I just had this happen with gnome-power-manager-2.26.4-3.fc11.i586.
This message is a reminder that Fedora 12 is nearing its end of life. Approximately 30 (thirty) days from now Fedora will stop maintaining and issuing updates for Fedora 12. It is Fedora's policy to close all bug reports from releases that are no longer maintained. At that time this bug will be closed as WONTFIX if it remains open with a Fedora 'version' of '12'. Package Maintainer: If you wish for this bug to remain open because you plan to fix it in a currently maintained version, simply change the 'version' to a later Fedora version prior to Fedora 12's end of life. Bug Reporter: Thank you for reporting this issue and we are sorry that we may not be able to fix it before Fedora 12 is end of life. If you would still like to see this bug fixed and are able to reproduce it against a later version of Fedora please change the 'version' of this bug to the applicable version. If you are unable to change the version, please add a comment here and someone will do it for you. Although we aim to fix as many bugs as possible during every release's lifetime, sometimes those efforts are overtaken by events. Often a more recent Fedora release includes newer upstream software that fixes bugs or makes them obsolete. The process we are following is described here: http://fedoraproject.org/wiki/BugZappers/HouseKeeping
Fedora 12 changed to end-of-life (EOL) status on 2010-12-02. Fedora 12 is no longer maintained, which means that it will not receive any further security or bug fix updates. As a result we are closing this bug. If you can reproduce this bug against a currently maintained version of Fedora please feel free to reopen this bug against that version. Thank you for reporting this bug and we are sorry it could not be fixed.

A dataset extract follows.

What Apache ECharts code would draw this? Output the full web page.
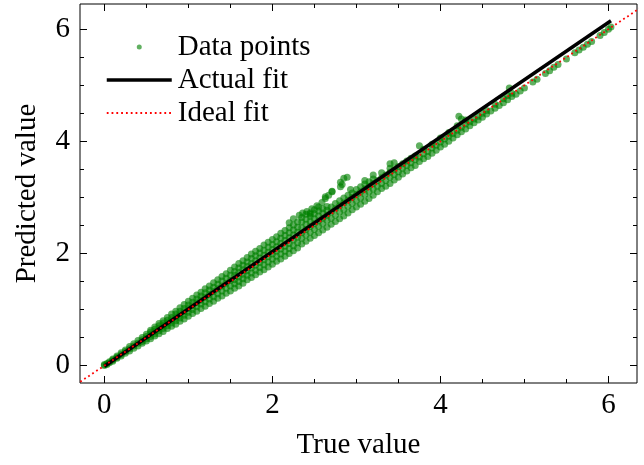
<!DOCTYPE html>
<html>
<head>
<meta charset="utf-8">
<script src="https://cdn.jsdelivr.net/npm/echarts@6/dist/echarts.min.js"></script>
<style>
  html, body { margin: 0; padding: 0; background: #fff; }
  #main { width: 644px; height: 465px; }
</style>
</head>
<body>
<div id="main"></div>
<script>
// tick positions
const xMajor = [0, 2, 4, 6]
const xMinor = [0.5, 1, 1.5, 2.5, 3, 3.5, 4.5, 5, 5.5]
const yMajor = [0, 2, 4, 6]
const yMinor = [0.5, 1, 1.5, 2.5, 3, 3.5, 4.5, 5, 5.5]

// scatter: [true value, [predicted values]]
const denseBand = [
  [0.00, [0.00, 0.02]],
  [0.03, [0.02, 0.04]],
  [0.06, [0.05, 0.07]],
  [0.10, [0.08, 0.10, 0.12]],
  [0.15, [0.13, 0.15, 0.17]],
  [0.20, [0.17, 0.20, 0.23]],
  [0.25, [0.22, 0.25, 0.28]],
  [0.30, [0.26, 0.30, 0.34]],
  [0.35, [0.31, 0.35, 0.39]],
  [0.40, [0.35, 0.40, 0.45]],
  [0.45, [0.40, 0.43, 0.46, 0.50]],
  [0.50, [0.44, 0.48, 0.52, 0.56]],
  [0.55, [0.48, 0.52, 0.56, 0.60, 0.63]],
  [0.60, [0.53, 0.57, 0.61, 0.65, 0.69]],
  [0.65, [0.57, 0.62, 0.66, 0.71, 0.75]],
  [0.70, [0.61, 0.66, 0.71, 0.76, 0.80]],
  [0.75, [0.66, 0.71, 0.76, 0.81, 0.86]],
  [0.80, [0.70, 0.76, 0.81, 0.86, 0.92]],
  [0.85, [0.74, 0.80, 0.86, 0.92, 0.97]],
  [0.90, [0.79, 0.85, 0.91, 0.97, 1.03]],
  [0.95, [0.83, 0.90, 0.96, 1.02, 1.09]],
  [1.00, [0.88, 0.95, 1.02, 1.08, 1.15]],
  [1.05, [0.93, 1.00, 1.07, 1.13, 1.20]],
  [1.10, [0.97, 1.05, 1.12, 1.19, 1.26]],
  [1.15, [1.02, 1.10, 1.17, 1.24, 1.31]],
  [1.20, [1.06, 1.14, 1.22, 1.30, 1.37]],
  [1.25, [1.11, 1.19, 1.27, 1.35, 1.42]],
  [1.30, [1.15, 1.23, 1.32, 1.40, 1.48]],
  [1.35, [1.20, 1.28, 1.37, 1.45, 1.53]],
  [1.40, [1.24, 1.33, 1.42, 1.51, 1.59]],
  [1.45, [1.29, 1.38, 1.47, 1.56, 1.64]],
  [1.50, [1.33, 1.42, 1.52, 1.61, 1.70]],
  [1.55, [1.38, 1.46, 1.53, 1.61, 1.68, 1.76]],
  [1.60, [1.42, 1.50, 1.58, 1.66, 1.74, 1.82]],
  [1.65, [1.47, 1.55, 1.63, 1.71, 1.79, 1.87]],
  [1.70, [1.53, 1.61, 1.69, 1.77, 1.85, 1.93]],
  [1.75, [1.57, 1.65, 1.74, 1.82, 1.91, 1.99]],
  [1.80, [1.62, 1.70, 1.79, 1.87, 1.96, 2.04]],
  [1.85, [1.67, 1.75, 1.84, 1.92, 2.01, 2.09]],
  [1.90, [1.71, 1.80, 1.89, 1.97, 2.06, 2.15]],
  [1.95, [1.76, 1.85, 1.94, 2.02, 2.11, 2.20]],
  [2.00, [1.81, 1.90, 1.99, 2.07, 2.16, 2.25]],
  [2.05, [1.86, 1.95, 2.04, 2.12, 2.21, 2.30]],
  [2.10, [1.90, 1.99, 2.08, 2.18, 2.27, 2.36]],
  [2.15, [1.95, 2.04, 2.13, 2.23, 2.32, 2.41]],
  [2.20, [2.00, 2.09, 2.18, 2.28, 2.37, 2.46]],
  [2.25, [2.05, 2.14, 2.24, 2.33, 2.42, 2.51]],
  [2.30, [2.10, 2.19, 2.29, 2.38, 2.47, 2.56]],
  [2.35, [2.17, 2.27, 2.37, 2.46, 2.56, 2.64]],
  [2.40, [2.22, 2.33, 2.43, 2.52, 2.61, 2.70]],
  [2.45, [2.27, 2.38, 2.48, 2.57, 2.66, 2.72]],
  [2.50, [2.32, 2.43, 2.53, 2.62, 2.71]],
  [2.55, [2.37, 2.48, 2.58, 2.67, 2.76]],
  [2.60, [2.42, 2.53, 2.63, 2.72, 2.80]],
  [2.65, [2.47, 2.59, 2.68, 2.77, 2.84]],
  [2.70, [2.52, 2.63, 2.74, 2.83]],
  [2.75, [2.57, 2.68, 2.80, 2.89]],
  [2.80, [2.62, 2.74, 2.85, 2.94]],
  [2.85, [2.67, 2.78, 2.90, 2.99]],
  [2.90, [2.72, 2.84, 2.95, 3.04]],
  [2.95, [2.78, 2.89, 3.00, 3.08]],
  [3.00, [2.83, 2.94, 3.05, 3.14]],
  [3.05, [2.88, 2.99, 3.10, 3.19]],
  [3.10, [2.93, 3.05, 3.15, 3.24]],
  [3.15, [2.98, 3.10, 3.20, 3.28]],
  [3.20, [3.04, 3.15, 3.25, 3.33]]
]

const sparseBand = [
  [3.25, [3.10, 3.20, 3.30]],
  [3.30, [3.16, 3.25, 3.35, 3.44]],
  [3.35, [3.20, 3.30, 3.40]],
  [3.40, [3.25, 3.36, 3.45, 3.52]],
  [3.45, [3.31, 3.41, 3.50]],
  [3.50, [3.36, 3.46, 3.55]],
  [3.55, [3.42, 3.52, 3.60]],
  [3.60, [3.47, 3.57, 3.65]],
  [3.65, [3.53, 3.62, 3.70]],
  [3.70, [3.57, 3.67, 3.74]],
  [3.75, [3.64, 3.72]],
  [3.80, [3.69, 3.78, 3.86]],
  [3.85, [3.73, 3.82]],
  [3.90, [3.79, 3.88, 3.95]],
  [3.95, [3.84, 3.93]],
  [4.00, [3.90, 3.99, 4.06]],
  [4.05, [3.95, 4.04]],
  [4.10, [4.00, 4.09, 4.16]],
  [4.15, [4.06, 4.14]],
  [4.20, [4.12, 4.20, 4.28]],
  [4.25, [4.17, 4.25]],
  [4.30, [4.22, 4.31, 4.38]],
  [4.35, [4.28, 4.35]],
  [4.40, [4.33, 4.40]],
  [4.45, [4.38, 4.45]],
  [4.50, [4.43, 4.50]],
  [4.55, [4.49, 4.55]],
  [4.60, [4.54]],
  [4.65, [4.59, 4.66]],
  [4.70, [4.64]],
  [4.75, [4.69, 4.76]],
  [4.80, [4.74, 4.82]],
  [4.85, [4.80, 4.86]],
  [4.90, [4.84]],
  [4.95, [4.90]],
  [5.00, [4.95]],
  [5.10, [5.06]],
  [5.15, [5.11]],
  [5.25, [5.21]],
  [5.30, [5.26]],
  [5.35, [5.32]],
  [5.40, [5.37]],
  [5.50, [5.47]],
  [5.60, [5.58]],
  [5.65, [5.63]],
  [5.70, [5.68]],
  [5.75, [5.73]],
  [5.80, [5.78]],
  [5.90, [5.89]],
  [5.95, [5.94]],
  [6.00, [6.00]],
  [6.03, [6.04]]
]

const outliers = [
  [2.20, 2.55], [2.25, 2.62], [2.32, 2.68], [2.36, 2.72], [2.41, 2.75],
  [2.45, 2.70], [2.47, 2.80], [2.50, 2.78], [2.53, 2.85], [2.55, 2.83],
  [2.59, 2.91], [2.63, 2.98], [2.63, 3.01], [2.67, 3.04], [2.71, 3.10],
  [2.71, 3.11], [2.81, 3.19], [2.81, 3.27], [2.83, 3.23], [2.85, 3.34],
  [2.89, 3.36], [2.93, 3.14], [3.10, 3.30], [3.20, 3.40], [3.40, 3.60],
  [3.45, 3.62], [3.75, 3.92], [4.22, 4.45], [4.25, 4.40], [4.82, 4.95]
]

// fitted and ideal lines
const fitX = [0, 6.03]
const fitY = [-0.01, 6.15]
const idealX = [-1, 7]
const idealY = [-1, 7]

const serif = 'Liberation Serif'

function flatten(rows) {
  let out = []
  rows.forEach(r => r[1].forEach(v => out.push([r[0], v])))
  return out
}

const scatterData = flatten(denseBand).concat(flatten(sparseBand), outliers)

function tickAxis(position, values, len, label, range) {
  return {
    type: 'value',
    position: position,
    min: range[0],
    max: range[1],
    axisLine: { show: false, onZero: false },
    splitLine: { show: false },
    axisTick: {
      show: true,
      inside: true,
      length: len,
      customValues: values,
      lineStyle: { color: '#000', width: 1 }
    },
    axisLabel: label ? {
      show: true,
      customValues: values,
      color: '#000',
      fontFamily: serif,
      fontSize: 29,
      margin: position === 'bottom' ? 8 : 10
    } : { show: false }
  }
}

const xRange = [-0.29, 6.34]
const yRange = [-0.31, 6.45]

let xAxes = [
  tickAxis('bottom', xMajor, 7, true, xRange),
  tickAxis('bottom', xMinor, 4, false, xRange),
  tickAxis('top', xMajor, 7, false, xRange),
  tickAxis('top', xMinor, 4, false, xRange)
]
xAxes[0].name = 'True value'
xAxes[0].nameLocation = 'middle'
xAxes[0].nameGap = 48
xAxes[0].nameTextStyle = { color: '#000', fontFamily: serif, fontSize: 29 }

let yAxes = [
  tickAxis('left', yMajor, 7, true, yRange),
  tickAxis('left', yMinor, 4, false, yRange),
  tickAxis('right', yMajor, 7, false, yRange),
  tickAxis('right', yMinor, 4, false, yRange)
]
yAxes[0].name = 'Predicted value'
yAxes[0].nameLocation = 'middle'
yAxes[0].nameGap = 38
yAxes[0].nameTextStyle = { color: '#000', fontFamily: serif, fontSize: 29 }

let myChart = echarts.init(document.getElementById('main'))
let option = {
  animation: false,
  backgroundColor: '#fff',
  grid: {
    left: 80,
    right: 7,
    top: 4,
    bottom: 79,
    show: true,
    borderColor: '#000',
    borderWidth: 1,
    backgroundColor: 'transparent'
  },
  legend: {
    orient: 'vertical',
    left: 100,
    top: 27,
    itemWidth: 65,
    itemHeight: 5,
    itemGap: 3,
    textStyle: { color: '#000', fontFamily: serif, fontSize: 29, lineHeight: 30, padding: [0, 0, 0, 1] },
    data: [
      { name: 'Data points', icon: 'circle' },
      { name: 'Actual fit', itemStyle: { opacity: 0 }, lineStyle: { width: 3.5 } },
      { name: 'Ideal fit', itemStyle: { opacity: 0 }, lineStyle: { width: 1.8 } }
    ]
  },
  xAxis: xAxes,
  yAxis: yAxes,
  series: [
    {
      name: 'Data points',
      type: 'scatter',
      symbolSize: 7,
      itemStyle: { color: 'rgba(0,128,0,0.78)' },
      data: scatterData,
      z: 2
    },
    {
      name: 'Actual fit',
      type: 'line',
      symbol: 'none',
      itemStyle: { color: '#000' },
      lineStyle: { color: '#000', width: 3.5 },
      data: fitX.map((x, i) => [x, fitY[i]]),
      z: 3
    },
    {
      name: 'Ideal fit',
      type: 'line',
      symbol: 'none',
      clip: true,
      itemStyle: { color: '#ff0000' },
      lineStyle: { color: '#ff0000', width: 1.8, type: [1.8, 3] },
      data: idealX.map((x, i) => [x, idealY[i]]),
      z: 4
    }
  ]
}
myChart.setOption(option)
</script>
</body>
</html>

This is still a bug on Fedora 17. You really need to fix this, but, this is a problem that is identical to how it is in Ubuntu. So i bet its generic problem. You need to reopen this bug and you need to find a solution for two battery laptops. Why can't you make an action "Do nothing" when battery is critcally low? In ubuntu the default is do nothing or blank, so I figured you might do something similar. Normally I always plug it in before it totally depletes its battery and i do not work on a laptop that is dying. My machine is a thinkpad lenovo t420s. It reports two batteries in ubuntu 12.04 and Fedora 17, and shuts off or hibernates in both. This to demonstrate the generic fault.
still happens on f18 as well...
with Lenovo T440s coming with two batteries by default, this is going to become more of an issue.
I have the T440s -- this is still a problem with Fedora 20.